Actually, perhaps you could use both wings to stabilize the car in the XY plane: front one with a "regular" NACA and rear one with an inverted profile, so you can use "flatter" profiles with smaller lift.

So I have another question to test bazanaius and flynfrog patience: what's better, two profiles, one profile or none (that is, only the body)?

Or, to put it in other terms, what's better at this speed, a flatter profile with more area or a steeper one with less area? What's the best wing load, if that's the proper term? I repeat, the previous discussion only applies if there is a need to use the car surfaces to stabilize it. It's always about ballast, I guess... ;)
flynfrog wrote:You are forgetting the nozle is the hole the pin punches in the co2 container. Also MEPs pump still wont have more energy than the CO2 contains it may move more air but at a lower speed. The pesky laws again.
Well, of course a laval nozzle should be laying right at the edge of the hole in the container. Good point. The whole idea of the nozzle is that it's more efficient than having just a "combustion chamber" (in our case, the hole in the canister). For the nozzle to work as a Laval you have to adjust the nozzle against the hole with some kind of seal.

However, if you don't have a good seal, like when you use a fairing, or part of the CO2 flow to impulse a propeller, you are "sucking" more air into the CO2 flow, isn't it?

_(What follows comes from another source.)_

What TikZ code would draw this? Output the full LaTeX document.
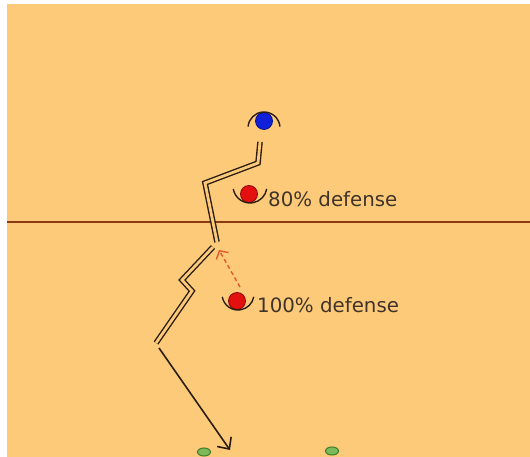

That's why we talk about the "proper speed" of air.

I don't think that considerations about that "proper" speed of the "impulsed" air are a "perpetuum mobile" idea. What I've understood of what I've read is that you have different efficiencies depending on the speed of the craft.

At low aircraft speeds it's better to use a larger volume with low air velocity than at higher craft speeds, where you want a faster flow with less volume (if I'm not mistaken, flynfrog), even if the total push is the same in those two situations.

Of course, the turbofan idea is a bit crazy, it's better to use a fairing, as mep and myself have suggested (if we're not mistaken, again).

For example, I think that the reason for smaller passenger planes to have turbofans instead of turbines is that propellers are are more economic at their relatively low speeds.